Reflétant ce film-fleuve (3h) impuissant, les personnages font parler des philosophes et des grands auteurs en atteignant un stade de branlette stérile aigu pour combler sa propre absence d’esprit. L’adolescence et le lycée en toile de fond, au début, sonnent témoignages, ce qui peut rendre l’affaire stimulante malgré la médiocrité de ce qui est représenté et l’inanité du trait. Les bavardages d’ados sont faibles mais il y a alors cette façon, pachydermique mais pas totalement aberrante, de 'faire sens' en relayant des visions très pauvres. Kechiche et sa bande tachent aussi de bien montrer combien les préjugés ont la vie dure, y compris chez Alice : par exemple, son point de vue sur les artistes produisant du hard rock/metal, ou les a-priori de ce mec sur la littérature classique. Et sur la sexualité c’est pareil : les filles vont avec les garçons, alors même si ça marche pas avec elle, Adèle (Adèle Exarchopoulos) insiste. C’est tellement facile à dégommer que la retenue s’impose, il vaut mieux profiter de la douceur des intentions et des prestations convaincantes.


Malheureusement le film devient toujours plus vain au fur et à mesure. L'héroïne est perpétuellement affadie, après tout c’est ce qu’on sait faire de mieux dans la Kechiche’s team. Elle n’est pas débile, juste un peu nulle, contrairement à sa copine Emma/Léa Seydoux, l’artiste. Kechiche nous présente ainsi une jeune fille pauvre devenant instit, face à une moins jeune fille riche ayant l’opportunité d’affirmer sa sexualité, de s’épanouir et même de se divertir avec ses amies lesbiennes ou en allant flâner en gribouillant de jolies choses issues de son cerveau en ébullition sous le casque bleu.
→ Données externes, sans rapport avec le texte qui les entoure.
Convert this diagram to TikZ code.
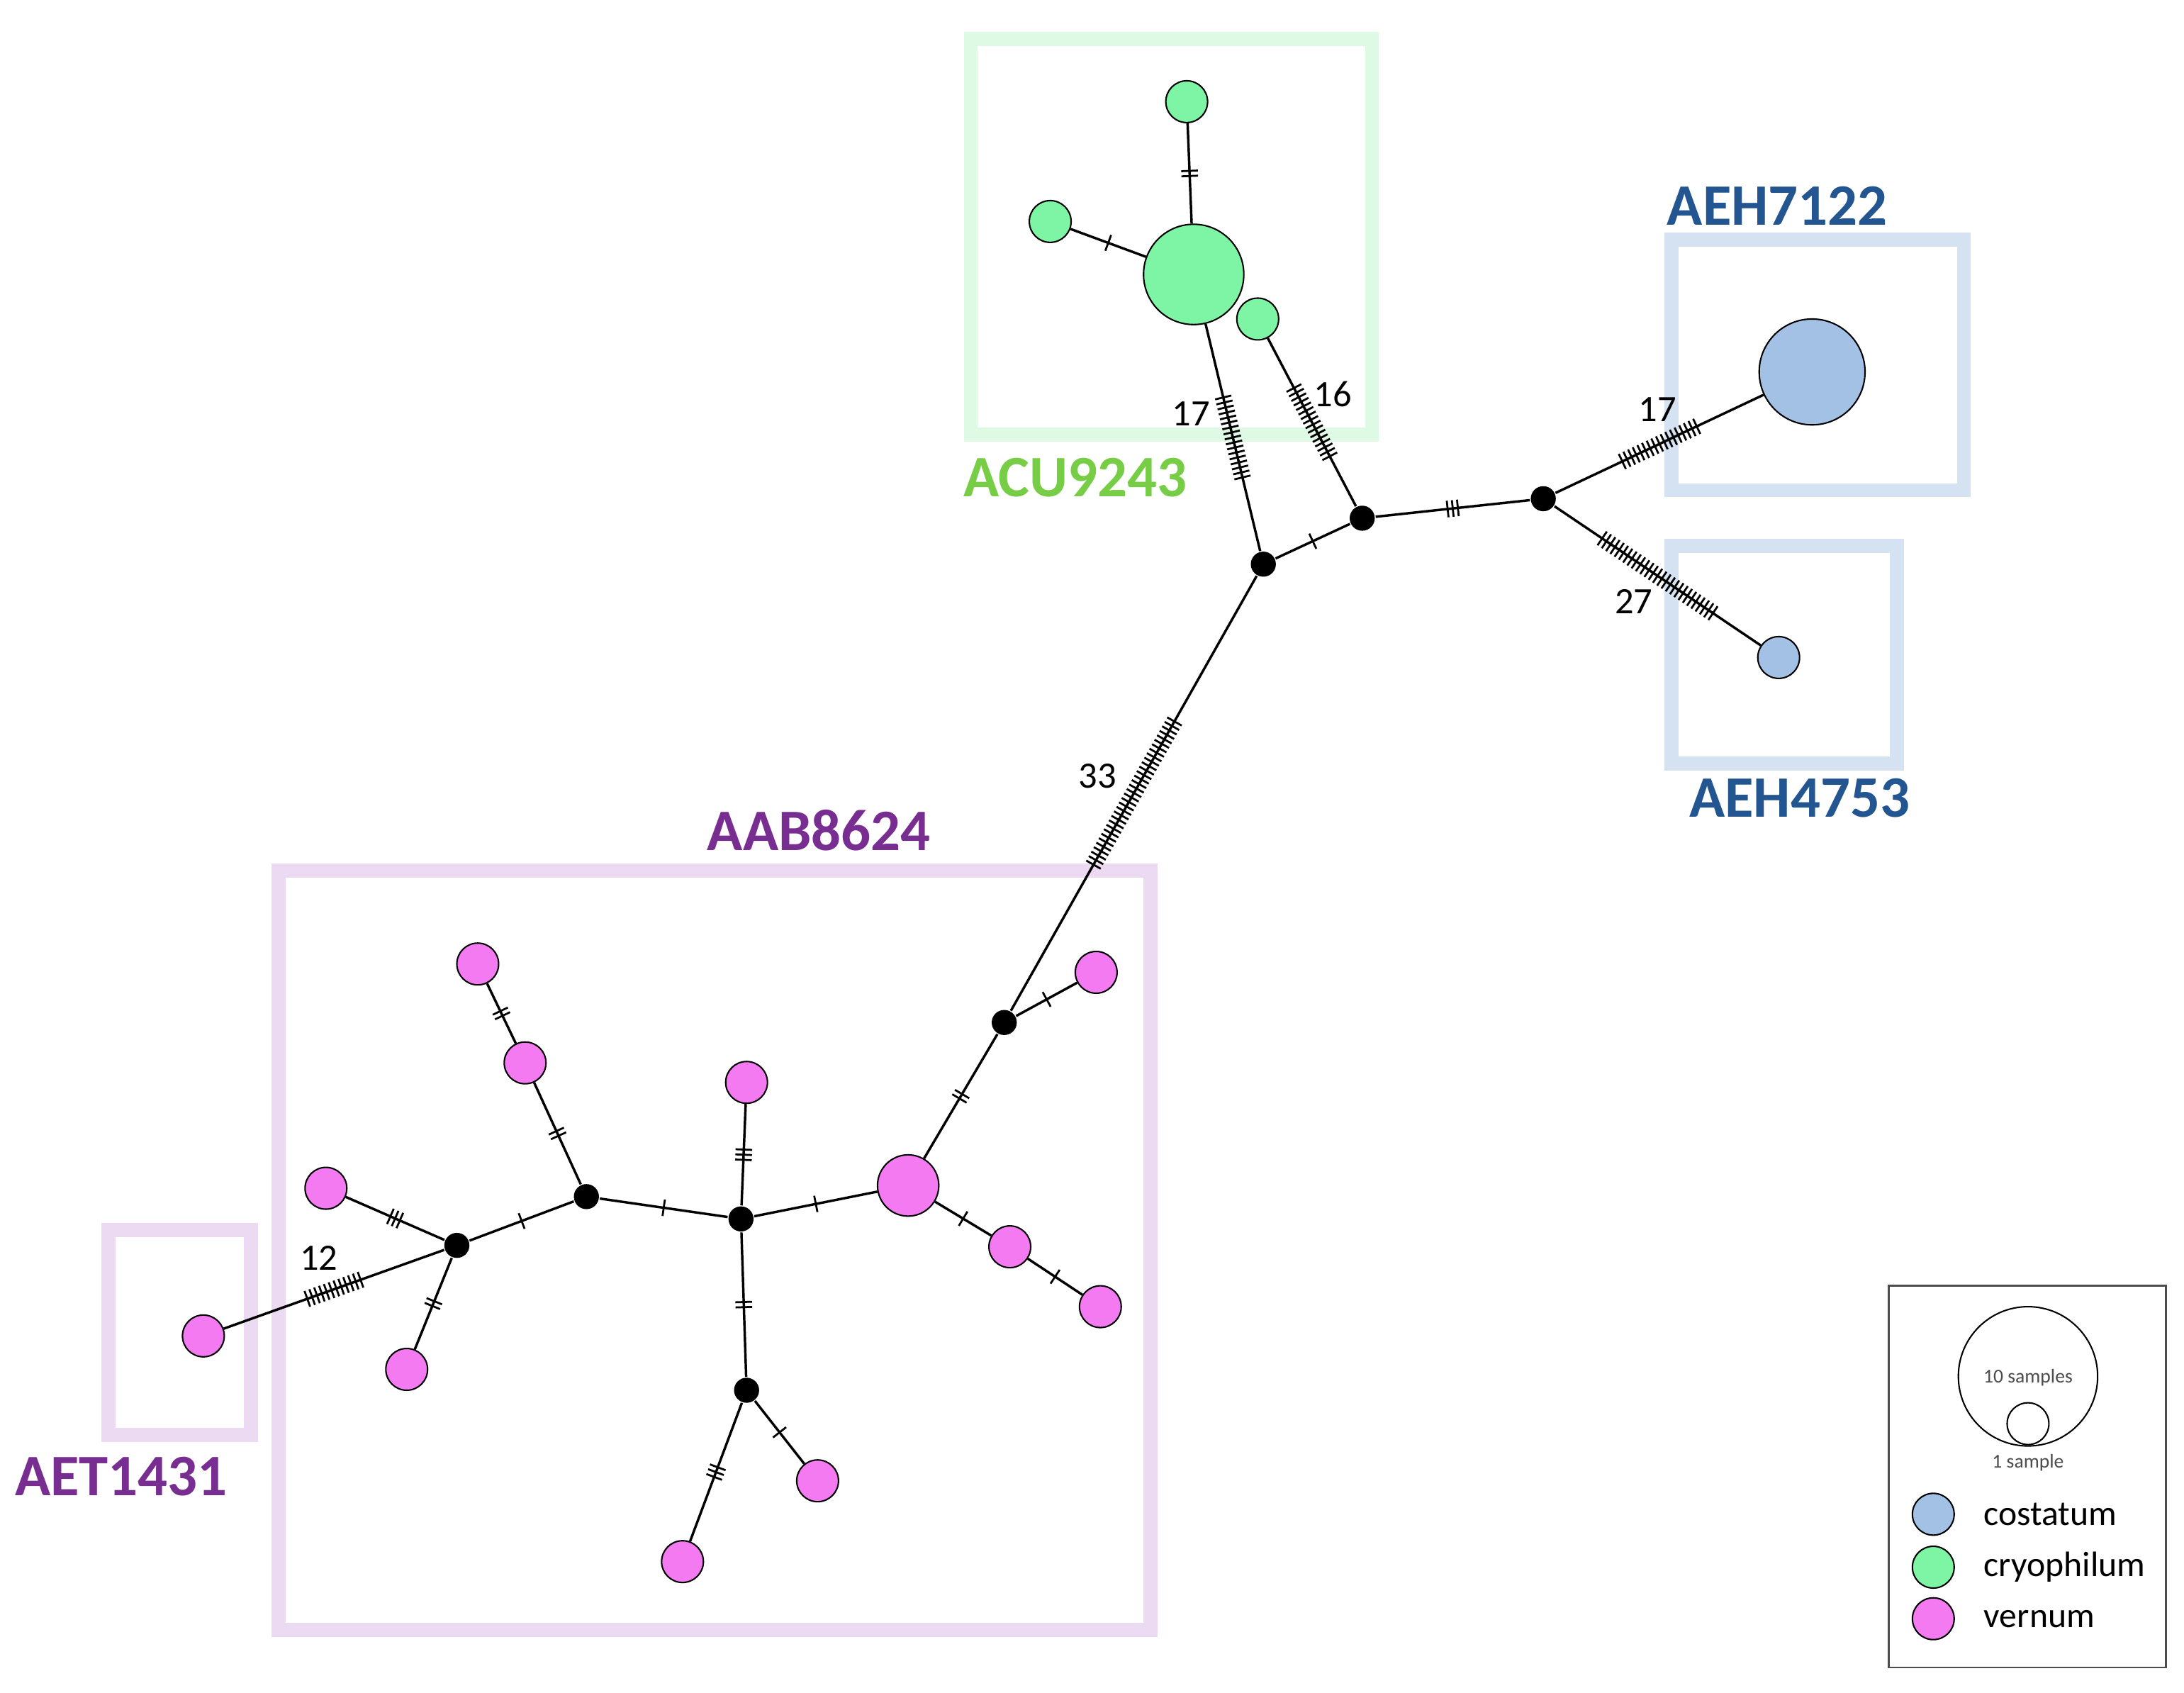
\documentclass[tikz,border=0pt]{standalone}
\usepackage{fontspec}
\setmainfont{Carlito}
\setsansfont{Carlito}
\usetikzlibrary{decorations.markings}
\definecolor{gfill}{RGB}{125,245,165}
\definecolor{bfill}{RGB}{163,193,228}
\definecolor{pfill}{RGB}{243,122,240}
\definecolor{gbox}{RGB}{222,250,228}
\definecolor{bbox}{RGB}{212,226,242}
\definecolor{pbox}{RGB}{236,218,242}
\definecolor{glab}{RGB}{120,205,70}
\definecolor{blab}{RGB}{35,85,145}
\definecolor{plab}{RGB}{120,45,145}
\tikzset{
 hap/.style={circle,draw=black,line width=0.3pt,inner sep=0pt,minimum size=#1*0.1mm},
 g/.style={hap=#1,fill=gfill}, b/.style={hap=#1,fill=bfill}, p/.style={hap=#1,fill=pfill},
 med/.style={circle,fill=black,inner sep=0pt,minimum size=1.8mm},
 e/.style={line width=0.5pt},
 ticks/.style={postaction={decorate},decoration={markings,mark=at position 0.5 with {
   \foreach \i in {1,...,#1}{\draw[line width=0.4pt] ({(\i-(#1+1)/2)*1.05pt},-1.7pt) -- ({(\i-(#1+1)/2)*1.05pt},1.7pt);}}}},
 box/.style={line width=1mm},
 lab/.style={font=\bfseries\fontsize{12}{14}\selectfont},
 num/.style={font=\fontsize{7.6}{9}\selectfont},
}
\begin{document}
\begin{tikzpicture}[x=0.1mm,y=-0.1mm]
\useasboundingbox (0,0) rectangle (1568,1215);
% boxes
\draw[box,gbox] (697,28) rectangle (985,312);
\draw[box,bbox] (1200,172) rectangle (1410,352);
\draw[box,bbox] (1200,392) rectangle (1362,548);
\draw[box,pbox] (200,625) rectangle (826,1170);
\draw[box,pbox] (78,883) rectangle (180,1030);
\node[lab,text=glab] (l1) at (772,343) {ACU9243};
\node[lab,text=blab] (l2) at (1276,148) {AEH7122};
\node[lab,text=blab] (l3) at (1292,573) {AEH4753};
\node[lab,text=plab] (l4) at (588,596) {AAB8624};
\node[lab,text=plab] (l5) at (87,1060) {AET1431};
% medians
\node[med] (B1) at (907,405) {};
\node[med] (B2) at (978,372) {};
\node[med] (B3) at (1108,358) {};
\node[med] (B4) at (721,734) {};
\node[med] (B5) at (532,875) {};
\node[med] (B6) at (421,859) {};
\node[med] (B7) at (328,894) {};
\node[med] (B8) at (536,998) {};
% haplotypes
\node[g=72] (G0) at (857,197) {};
\node[g=30] (G1) at (852,73) {};
\node[g=30] (G2) at (754,159) {};
\node[g=30] (G3) at (903,229) {};
\node[b=76] (C1) at (1301,267) {};
\node[b=30] (C2) at (1277,472) {};
\node[p=44] (PB) at (652,851) {};
\node[p=30] (P1) at (787,698) {};
\node[p=30] (P2) at (725,895) {};
\node[p=30] (P3) at (790,938) {};
\node[p=30] (P4) at (536,777) {};
\node[p=30] (P5) at (343,692) {};
\node[p=30] (P6) at (377,763) {};
\node[p=30] (P7) at (234,853) {};
\node[p=30] (P8) at (292,983) {};
\node[p=30] (P9) at (146,959) {};
\node[p=30] (P10) at (587,1063) {};
\node[p=30] (P11) at (490,1121) {};
% edges
\draw[e,ticks=2] (G0) -- (G1);
\draw[e,ticks=1] (G0) -- (G2);
\draw[e,ticks=17] (G0) -- (B1);
\draw[e,ticks=16] (G3) -- (B2);
\draw[e,ticks=1] (B1) -- (B2);
\draw[e,ticks=3] (B2) -- (B3);
\draw[e,ticks=17] (B3) -- (C1);
\draw[e,ticks=27] (B3) -- (C2);
\draw[e,ticks=33] (B1) -- (B4);
\draw[e,ticks=1] (B4) -- (P1);
\draw[e,ticks=2] (B4) -- (PB);
\draw[e,ticks=1] (PB) -- (P2);
\draw[e,ticks=1] (P2) -- (P3);
\draw[e,ticks=1] (PB) -- (B5);
\draw[e,ticks=3] (B5) -- (P4);
\draw[e,ticks=1] (B5) -- (B6);
\draw[e,ticks=2] (B6) -- (P6);
\draw[e,ticks=2] (P6) -- (P5);
\draw[e,ticks=1] (B6) -- (B7);
\draw[e,ticks=3] (B7) -- (P7);
\draw[e,ticks=2] (B7) -- (P8);
\draw[e,ticks=12] (B7) -- (P9);
\draw[e,ticks=2] (B5) -- (B8);
\draw[e,ticks=1] (B8) -- (P10);
\draw[e,ticks=3] (B8) -- (P11);
\node[num] (n1) at (855,297) {17};
\node[num] (n2) at (957,283) {16};
\node[num] (n3) at (1190,294) {17};
\node[num] (n4) at (1173,432) {27};
\node[num] (n5) at (788,557) {33};
\node[num] (n6) at (229,903) {12};
% legend
\draw[line width=0.4pt,draw=black!70] (1356,923) rectangle (1555,1197);
\node[hap=100,fill=white] (L10) at (1456,988) {};
\node[hap=30,fill=white] (L1) at (1456,1022) {};
\node[font=\sffamily\fontsize{4}{5}\selectfont,text=black!70] (t10) at (1456,989) {10 samples};
\node[font=\sffamily\fontsize{4}{5}\selectfont,text=black!70] (t1) at (1456,1050) {1 sample};
\node[b=30] (LC) at (1388,1087) {};
\node[g=30] (LG) at (1388,1125) {};
\node[p=30] (LP) at (1388,1162) {};
\node[anchor=west,font=\sffamily\fontsize{7.2}{8}\selectfont] (tc) at (1412,1087) {costatum};
\node[anchor=west,font=\sffamily\fontsize{7.2}{8}\selectfont] (tg) at (1412,1125) {cryophilum};
\node[anchor=west,font=\sffamily\fontsize{7.2}{8}\selectfont] (tp) at (1412,1162) {vernum};
\end{tikzpicture}
\end{document}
Oui, quand vous lisez Sartre et qu’on paye vos tableaux parce que vous êtes à proximité des happy few, même avoir les cheveux bleus ne saurait faire douter de votre ‘goût’ artistique. Car Emma est riche et donc elle est inspirée (c’est pas dans les gênes ni dans ton âme, c’est dans le compte en banque de tes tuteurs), alors que Adèle la fille de gueuse restera un peu cette paumée intégrale bonne à assumer sa petite fonction ordinaire d’instit et à rester là exsangue. Cela plait à Kechiche et surtout ça l’émeut, c’est d’ailleurs tout ce qui l’interpelle, cette Adèle bouche ouverte et morve au nez, mais opérationnelle quand même ; mais ça on s’en fout, l’essentiel c’est que cette sincérité là est bouleversante. Ah, comme les humbles gens sont braves même s’ils sont incapables d’avoir un destin. Comme c’est touchant, cette manière d’être désaxé et creux mais terrestre et sentimental aussi.
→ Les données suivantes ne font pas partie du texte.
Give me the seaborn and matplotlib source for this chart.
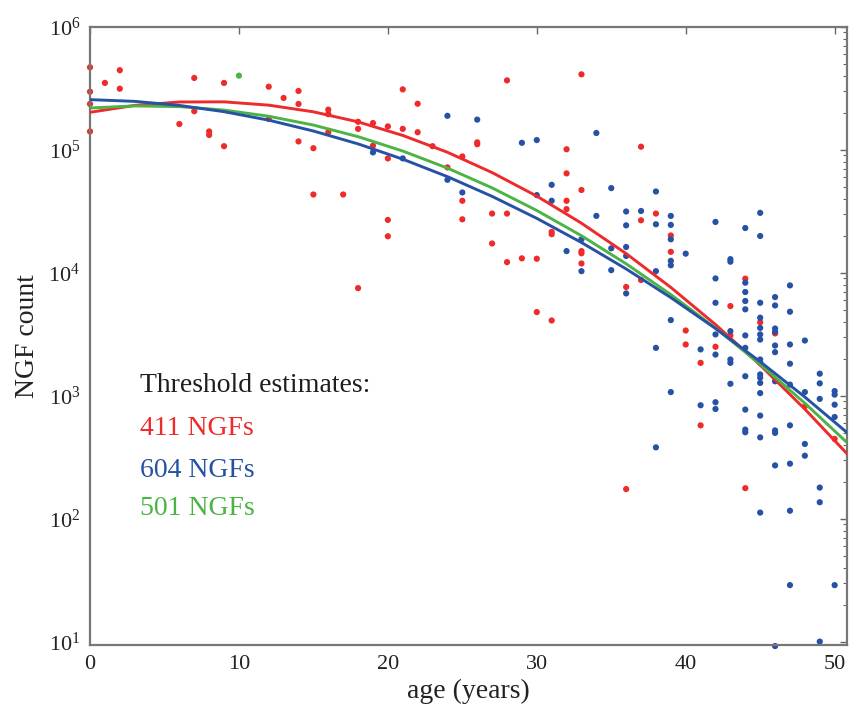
import numpy as np
import pandas as pd
import matplotlib
matplotlib.use("Agg")
import matplotlib.pyplot as plt
import seaborn as sns
from matplotlib.ticker import LogLocator, NullFormatter

# ---------------- data ----------------
red_age = [0, 0, 0, 0, 1, 2, 2, 6, 7, 7, 8, 8, 9, 9, 12, 12, 13, 14, 14, 14,
           15, 15, 16, 16, 16, 17, 18, 18, 18, 19, 19, 20, 20, 20, 20, 21, 21,
           22, 22, 23, 24, 25, 25, 25, 26, 26, 27, 27, 28, 28, 28, 29, 30, 30,
           31, 31, 31, 32, 32, 32, 32, 33, 33, 33, 33, 33, 36, 36, 37, 37, 37,
           38, 39, 39, 40, 40, 41, 41, 42, 43, 43, 44, 44, 45, 46, 48, 50]
red_count = [469000, 297000, 236000, 141000, 350000, 444000, 314000, 162000,
             384000, 206000, 141000, 132000, 350000, 107000, 326000, 178000,
             264000, 301000, 236000, 117000, 103000, 43300, 212000, 195000,
             139000, 43300, 169000, 148000, 7500, 165000, 108000, 155000,
             85100, 26900, 19800, 310000, 148000, 237000, 139000, 107000,
             71900, 88300, 38500, 27200, 115000, 111000, 30300, 17300, 367000,
             30300, 12200, 13100, 13000, 4790, 21500, 20600, 4090, 101000,
             64300, 38500, 32900, 411000, 47100, 15000, 14400, 11900, 7660,
             174, 106000, 26700, 8730, 30300, 20100, 14800, 3390, 2610, 1850,
             574, 2500, 5360, 3090, 8950, 177, 3960, 3210, 820, 445]

blue_age = [19, 21, 24, 24, 25, 26, 29, 30, 30, 31, 31, 32, 33, 33, 34, 34,
            35, 35, 35, 36, 36, 36, 36, 36, 37, 38, 38, 38, 38, 38,
            39, 39, 39, 39, 39, 39, 39, 40, 41, 41,
            42, 42, 42, 42, 42, 42, 42, 43, 43, 43, 43, 43, 43,
            44, 44, 44, 44, 44, 44, 44, 44, 44, 44, 44,
            45, 45, 45, 45, 45, 45, 45, 45, 45, 45, 45, 45, 45, 45, 45, 45,
            46, 46, 46, 46, 46, 46, 46, 46, 46, 46, 46,
            47, 47, 47, 47, 47, 47, 47, 47, 47,
            48, 48, 48, 48, 49, 49, 49, 49, 49, 49, 50, 50, 50, 50, 50]
blue_count = [95300, 85100, 189000, 57000, 45000, 176000, 114000, 120000,
              42800, 51900, 38500, 15000, 18700, 10300, 137000, 29000, 48800,
              15800, 10500, 31500, 24300, 16200, 13700, 6790, 31800, 45800,
              24800, 10300, 2450, 380,
              29000, 24500, 18700, 12500, 11500, 4120, 1070, 14300, 2380, 836,
              25900, 8990, 5700, 3150, 2160, 885, 780,
              12900, 12300, 3350, 1970, 1850, 1250,
              23100, 8300, 6970, 5890, 5040, 3090, 2450, 1440, 771, 530, 504,
              30700, 19900, 5700, 4310, 3560, 3150, 2860, 1970, 1850, 1490,
              1400, 1270, 1050, 689, 458, 112,
              6340, 5420, 3520, 3310, 2560, 2260, 1310, 522, 498, 271, 9.2,
              7890, 4820, 2610, 1820, 1230, 574, 280, 116, 28.8,
              2810, 1070, 405, 325, 1510, 1260, 942, 179, 136, 10.0,
              1090, 1020, 845, 671, 28.8]

green_age = [10]
green_count = [401000]

# fitted curves at 3-year steps
curve_age = [0, 3, 6, 9, 12, 15, 18, 21, 24, 27, 30, 33, 36, 39, 42, 45, 48, 51]
red_fit = [201800, 229600, 244900, 245500, 230700, 203700, 168700, 130900,
           95500, 65300, 42000, 25300, 14320, 7600, 3790, 1774, 778, 321]
blue_fit = [255900, 247700, 229600, 204200, 174200, 142200, 111700, 83900,
            60500, 41800, 27700, 17620, 10740, 6280, 3520, 1892, 975, 482]
green_fit = [218800, 227500, 224400, 210400, 187500, 158900, 127900, 97700,
             71000, 49000, 32100, 20000, 11830, 6650, 3550, 1803, 869, 398]

threshold_labels = ["411 NGFs", "604 NGFs", "501 NGFs"]

# ---------------- styling ----------------
RED = "#ee2a2a"
BLUE = "#2652a6"
GREEN = "#4cb444"

sns.set_style("white")
plt.rcParams["font.family"] = ["Liberation Serif", "DejaVu Serif"]
plt.rcParams["mathtext.fontset"] = "custom"
plt.rcParams["mathtext.rm"] = "Liberation Serif"
plt.rcParams["mathtext.it"] = "Liberation Serif:italic"
plt.rcParams["mathtext.bf"] = "Liberation Serif:bold"

points = pd.concat([
    pd.DataFrame({"age": red_age, "count": red_count, "group": "red"}),
    pd.DataFrame({"age": blue_age, "count": blue_count, "group": "blue"}),
    pd.DataFrame({"age": green_age, "count": green_count, "group": "green"}),
], ignore_index=True)

curves = pd.concat([
    pd.DataFrame({"age": curve_age, "count": red_fit, "fit": "red"}),
    pd.DataFrame({"age": curve_age, "count": green_fit, "fit": "green"}),
    pd.DataFrame({"age": curve_age, "count": blue_fit, "fit": "blue"}),
], ignore_index=True)

pal = {"red": RED, "blue": BLUE, "green": GREEN}

fig = plt.figure(figsize=(8.49, 7.16), dpi=100)
ax = fig.add_axes([0.106, 0.0985, 0.892, 0.864])

sns.scatterplot(data=points, x="age", y="count", hue="group",
                hue_order=["red", "blue", "green"], palette=pal, s=20,
                linewidth=0, legend=False, ax=ax, zorder=2, clip_on=False)
sns.lineplot(data=curves, x="age", y="count", hue="fit",
             hue_order=["red", "green", "blue"], palette=pal, linewidth=2.1,
             estimator=None, sort=False, legend=False, ax=ax, zorder=3)

ax.set_yscale("log")
ax.set_xlim(0, 50.85)
ax.set_ylim(9.3, 1.0e6)

ax.set_xticks([0, 10, 20, 30, 40, 50])
ax.yaxis.set_major_locator(LogLocator(base=10, numticks=10))
ax.yaxis.set_minor_locator(LogLocator(base=10, subs=np.arange(2, 10), numticks=20))
ax.yaxis.set_minor_formatter(NullFormatter())

ax.tick_params(which="both", direction="in", top=True, right=True,
               color="#666666")
ax.tick_params(which="major", length=5, width=1.0, labelsize=16, pad=7,
               labelcolor="#222222")
ax.tick_params(which="minor", length=3, width=0.8)

for sp in ax.spines.values():
    sp.set_visible(True)
    sp.set_color("#777777")
    sp.set_linewidth(1.6)

ax.set_xlabel("age (years)", fontsize=20, labelpad=3, color="#222222")
ax.set_ylabel("NGF count", fontsize=20, labelpad=6, color="#222222")

ax.text(0.066, 0.421, "Threshold estimates:", transform=ax.transAxes,
        fontsize=20, va="center", ha="left", color="#1e1e1e")
for lbl, col, yy in zip(threshold_labels, [RED, BLUE, GREEN], [0.351, 0.283, 0.222]):
    ax.text(0.066, yy, lbl, transform=ax.transAxes, fontsize=20,
            va="center", ha="left", color=col)

fig.savefig("out.png", dpi=100)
Normalement il faudrait donner l'alarme face à de tels objets ; mais à quoi bon, quand c’est si énorme et bête. Au final, Le bleu est une couleur chaude (son titre international et celui de la BD dont il est adapté) n’est qu’une petite histoire d’amour banale et faible, échouant finalement ; et pour en arriver là, boite pendant trois plombs, taillant dans les 750 heures de rushes pour en garder trois ; lesquelles ne contiennent rien de bien solide. Sauf bien sûr, objectivement, l’interminable scène de cul, destinée à bien marquer les esprits des petites gens : le sexe entre deux femmes, approche pratique, zoomée et détaillée, mais sans les pénétrations et s’arrêter sur l’appareil parce que là ce serait vulgaire. Néanmoins les acteurs et surtout actrices ont une énergie et du talent, une vérité, même quand eux ou leurs personnages sont désagréables ; dans La graine et le mulet, tout le monde était moche et grossier, avec des incarnations à niveau (la défaillance ne relevant pas de leur responsabilité).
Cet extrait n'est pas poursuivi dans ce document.